■ Stored data:
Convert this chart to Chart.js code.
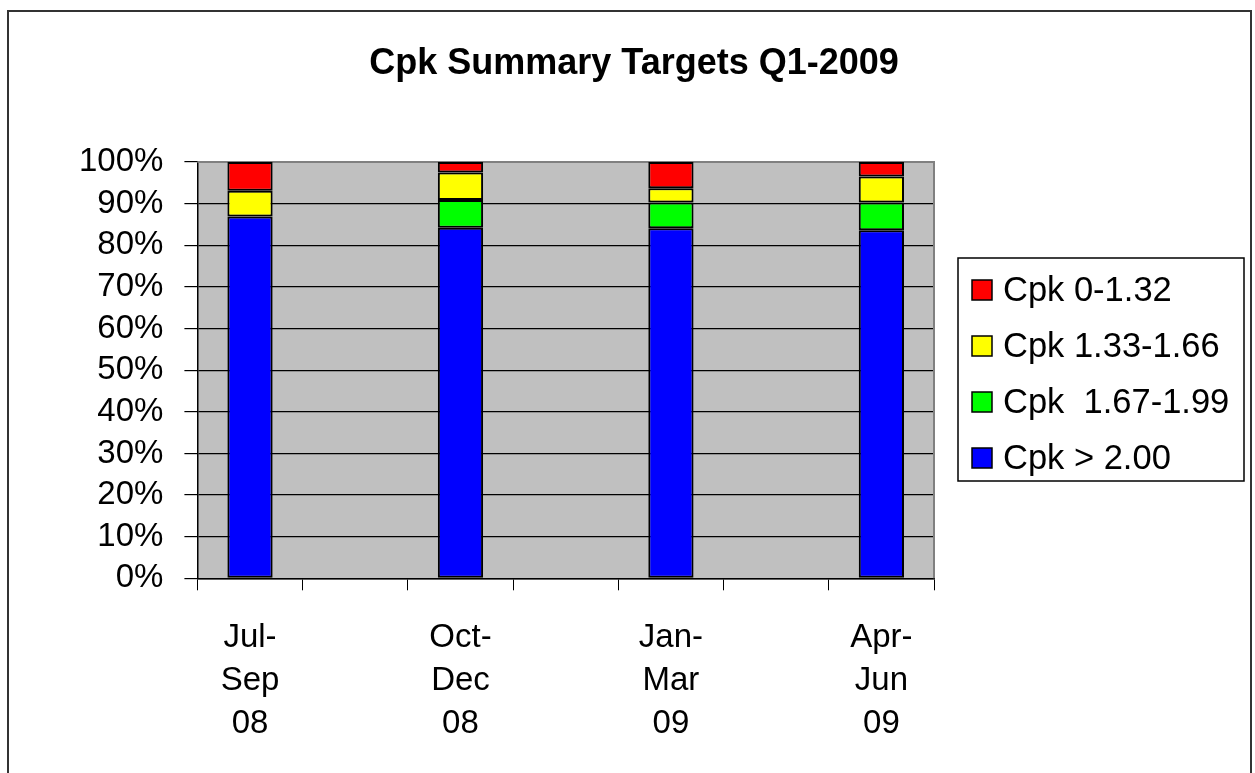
<!DOCTYPE html>
<html>
<head>
<meta charset="utf-8">
<script src="https://cdn.jsdelivr.net/npm/chart.js@4"></script>
<style>
  html, body { margin: 0; padding: 0; background: #fff; }
  #wrap { width: 1255px; height: 773px; }
</style>
</head>
<body>
<div id="wrap"><canvas id="myChart" width="1255" height="773"></canvas></div>
<script>
// categories - empty slots between quarters as in the original sheet
var quarters = [["Jul-", "Sep", "08"], "", ["Oct-", "Dec", "08"], "", ["Jan-", "Mar", "09"], "", ["Apr-", "Jun", "09"]];

// percent of parts per Cpk band
var cpkOver200 = [86.9, null, 84.2, null, 84.1, null, 83.6];
var cpk167to199 = [0, null, 6.7, null, 6.2, null, 6.7];
var cpk133to166 = [6.2, null, 6.6, null, 3.4, null, 6.2];
var cpk0to132 = [6.9, null, 2.5, null, 6.3, null, 3.5];

var yTicks = [0, 10, 20, 30, 40, 50, 60, 70, 80, 90, 100];

var chartTitle = 'Cpk Summary Targets Q1-2009';

var FONT = "'Liberation Sans', Arial, sans-serif";

// grey plot area, frame, outer border, title and the boxed legend
var excelLook = {
    id: 'excelLook',
    beforeDraw: function (chart) {
        var ctx = chart.ctx, a = chart.chartArea;
        ctx.save();
        ctx.fillStyle = '#C0C0C0';
        ctx.fillRect(a.left, a.top, a.right - a.left, a.bottom - a.top);
        ctx.restore();
    },
    beforeDatasetsDraw: function (chart) {
        var ctx = chart.ctx, a = chart.chartArea;
        ctx.save();
        ctx.strokeStyle = '#808080';
        ctx.lineWidth = 2;
        ctx.beginPath();
        ctx.moveTo(a.left, a.top);
        ctx.lineTo(a.right, a.top);
        ctx.lineTo(a.right, a.bottom);
        ctx.stroke();
        ctx.restore();
    },
    afterDraw: function (chart) {
        var ctx = chart.ctx, a = chart.chartArea;
        ctx.save();
        // outer chart border
        ctx.strokeStyle = '#333';
        ctx.lineWidth = 2;
        ctx.beginPath();
        ctx.moveTo(8, 773);
        ctx.lineTo(8, 11);
        ctx.lineTo(1251, 11);
        ctx.lineTo(1251, 773);
        ctx.stroke();

        // title, centred on the whole chart
        ctx.fillStyle = '#000';
        ctx.font = 'bold 36px ' + FONT;
        ctx.textAlign = 'center';
        ctx.textBaseline = 'middle';
        ctx.fillText(chartTitle, 634, 64);

        // legend
        var lx = a.right + 24, ly = 258, lw = 286, lh = 223;
        ctx.textAlign = 'left';
        ctx.fillStyle = '#fff';
        ctx.fillRect(lx, ly, lw, lh);
        ctx.strokeStyle = '#000';
        ctx.lineWidth = 1.5;
        ctx.strokeRect(lx, ly, lw, lh);
        var sets = chart.data.datasets.slice().reverse();
        ctx.font = '34.5px ' + FONT;
        sets.forEach(function (ds, i) {
            var cy = ly + 32 + i * 56;
            ctx.fillStyle = ds.backgroundColor;
            ctx.fillRect(lx + 14, cy - 10, 20, 20);
            ctx.strokeStyle = '#000';
            ctx.lineWidth = 1.5;
            ctx.strokeRect(lx + 14, cy - 10, 20, 20);
            ctx.fillStyle = '#000';
            ctx.fillText(ds.label, lx + 45, cy + 1);
        });
        ctx.restore();
    }
};

var ctx = document.getElementById('myChart').getContext('2d');
var chart = new Chart(ctx, {
    type: 'bar',
    data: {
        labels: quarters,
        datasets: [
            { label: 'Cpk > 2.00', data: cpkOver200, backgroundColor: '#0000FF' },
            { label: 'Cpk  1.67-1.99', data: cpk167to199, backgroundColor: '#00FF00' },
            { label: 'Cpk 1.33-1.66', data: cpk133to166, backgroundColor: '#FFFF00' },
            { label: 'Cpk 0-1.32', data: cpk0to132, backgroundColor: '#FF0000' }
        ]
    },
    options: {
        responsive: false,
        animation: false,
        datasets: {
            bar: {
                borderColor: '#000',
                borderWidth: 2,
                borderSkipped: false,
                categoryPercentage: 1,
                barPercentage: 0.43
            }
        },
        layout: { padding: { left: 58, right: 321, top: 162, bottom: 2 } },
        plugins: {
            legend: { display: false },
            tooltip: { enabled: false },
            title: { display: false }
        },
        scales: {
            x: {
                stacked: true,
                offset: true,
                grid: {
                    offset: true,
                    drawOnChartArea: false,
                    color: '#000',
                    tickLength: 12
                },
                border: { color: '#000', width: 1.5 },
                ticks: {
                    color: '#000',
                    padding: 26,
                    maxRotation: 0,
                    autoSkip: false,
                    font: { family: FONT, size: 33, lineHeight: 1.3 }
                }
            },
            y: {
                stacked: true,
                min: 0,
                max: 100,
                afterBuildTicks: function (axis) {
                    axis.ticks = yTicks.map(function (v) { return { value: v }; });
                },
                grid: {
                    color: function (c) { return c.tick && c.tick.value === 100 ? 'rgba(0,0,0,0)' : '#000'; },
                    tickColor: '#000',
                    tickLength: 13,
                    lineWidth: 1.2
                },
                border: { color: '#000', width: 1.5 },
                ticks: {
                    color: '#000',
                    padding: 21,
                    autoSkip: false,
                    font: { family: FONT, size: 33 },
                    callback: function (v) { return v + '%'; }
                }
            }
        }
    },
    plugins: [excelLook]
});
</script>
</body>
</html>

■ Exercise instructions: Repeat the material exactly as it reads, without any of its pictures.

■ Exercise output:
Convert this chart to Chart.js code.
<!DOCTYPE html>
<html>
<head>
<meta charset="utf-8">
<script src="https://cdn.jsdelivr.net/npm/chart.js@4"></script>
<style>
  html, body { margin: 0; padding: 0; background: #fff; }
  #wrap { width: 1255px; height: 773px; }
</style>
</head>
<body>
<div id="wrap"><canvas id="myChart" width="1255" height="773"></canvas></div>
<script>
// categories - empty slots between quarters as in the original sheet
var quarters = [["Jul-", "Sep", "08"], "", ["Oct-", "Dec", "08"], "", ["Jan-", "Mar", "09"], "", ["Apr-", "Jun", "09"]];

// percent of parts per Cpk band
var cpkOver200 = [86.9, null, 84.2, null, 84.1, null, 83.6];
var cpk167to199 = [0, null, 6.7, null, 6.2, null, 6.7];
var cpk133to166 = [6.2, null, 6.6, null, 3.4, null, 6.2];
var cpk0to132 = [6.9, null, 2.5, null, 6.3, null, 3.5];

var yTicks = [0, 10, 20, 30, 40, 50, 60, 70, 80, 90, 100];

var chartTitle = 'Cpk Summary Targets Q1-2009';

var FONT = "'Liberation Sans', Arial, sans-serif";

// grey plot area, frame, outer border, title and the boxed legend
var excelLook = {
    id: 'excelLook',
    beforeDraw: function (chart) {
        var ctx = chart.ctx, a = chart.chartArea;
        ctx.save();
        ctx.fillStyle = '#C0C0C0';
        ctx.fillRect(a.left, a.top, a.right - a.left, a.bottom - a.top);
        ctx.restore();
    },
    beforeDatasetsDraw: function (chart) {
        var ctx = chart.ctx, a = chart.chartArea;
        ctx.save();
        ctx.strokeStyle = '#808080';
        ctx.lineWidth = 2;
        ctx.beginPath();
        ctx.moveTo(a.left, a.top);
        ctx.lineTo(a.right, a.top);
        ctx.lineTo(a.right, a.bottom);
        ctx.stroke();
        ctx.restore();
    },
    afterDraw: function (chart) {
        var ctx = chart.ctx, a = chart.chartArea;
        ctx.save();
        // outer chart border
        ctx.strokeStyle = '#333';
        ctx.lineWidth = 2;
        ctx.beginPath();
        ctx.moveTo(8, 773);
        ctx.lineTo(8, 11);
        ctx.lineTo(1251, 11);
        ctx.lineTo(1251, 773);
        ctx.stroke();

        // title, centred on the whole chart
        ctx.fillStyle = '#000';
        ctx.font = 'bold 36px ' + FONT;
        ctx.textAlign = 'center';
        ctx.textBaseline = 'middle';
        ctx.fillText(chartTitle, 634, 64);

        // legend
        var lx = a.right + 24, ly = 258, lw = 286, lh = 223;
        ctx.textAlign = 'left';
        ctx.fillStyle = '#fff';
        ctx.fillRect(lx, ly, lw, lh);
        ctx.strokeStyle = '#000';
        ctx.lineWidth = 1.5;
        ctx.strokeRect(lx, ly, lw, lh);
        var sets = chart.data.datasets.slice().reverse();
        ctx.font = '34.5px ' + FONT;
        sets.forEach(function (ds, i) {
            var cy = ly + 32 + i * 56;
            ctx.fillStyle = ds.backgroundColor;
            ctx.fillRect(lx + 14, cy - 10, 20, 20);
            ctx.strokeStyle = '#000';
            ctx.lineWidth = 1.5;
            ctx.strokeRect(lx + 14, cy - 10, 20, 20);
            ctx.fillStyle = '#000';
            ctx.fillText(ds.label, lx + 45, cy + 1);
        });
        ctx.restore();
    }
};

var ctx = document.getElementById('myChart').getContext('2d');
var chart = new Chart(ctx, {
    type: 'bar',
    data: {
        labels: quarters,
        datasets: [
            { label: 'Cpk > 2.00', data: cpkOver200, backgroundColor: '#0000FF' },
            { label: 'Cpk  1.67-1.99', data: cpk167to199, backgroundColor: '#00FF00' },
            { label: 'Cpk 1.33-1.66', data: cpk133to166, backgroundColor: '#FFFF00' },
            { label: 'Cpk 0-1.32', data: cpk0to132, backgroundColor: '#FF0000' }
        ]
    },
    options: {
        responsive: false,
        animation: false,
        datasets: {
            bar: {
                borderColor: '#000',
                borderWidth: 2,
                borderSkipped: false,
                categoryPercentage: 1,
                barPercentage: 0.43
            }
        },
        layout: { padding: { left: 58, right: 321, top: 162, bottom: 2 } },
        plugins: {
            legend: { display: false },
            tooltip: { enabled: false },
            title: { display: false }
        },
        scales: {
            x: {
                stacked: true,
                offset: true,
                grid: {
                    offset: true,
                    drawOnChartArea: false,
                    color: '#000',
                    tickLength: 12
                },
                border: { color: '#000', width: 1.5 },
                ticks: {
                    color: '#000',
                    padding: 26,
                    maxRotation: 0,
                    autoSkip: false,
                    font: { family: FONT, size: 33, lineHeight: 1.3 }
                }
            },
            y: {
                stacked: true,
                min: 0,
                max: 100,
                afterBuildTicks: function (axis) {
                    axis.ticks = yTicks.map(function (v) { return { value: v }; });
                },
                grid: {
                    color: function (c) { return c.tick && c.tick.value === 100 ? 'rgba(0,0,0,0)' : '#000'; },
                    tickColor: '#000',
                    tickLength: 13,
                    lineWidth: 1.2
                },
                border: { color: '#000', width: 1.5 },
                ticks: {
                    color: '#000',
                    padding: 21,
                    autoSkip: false,
                    font: { family: FONT, size: 33 },
                    callback: function (v) { return v + '%'; }
                }
            }
        }
    },
    plugins: [excelLook]
});
</script>
</body>
</html>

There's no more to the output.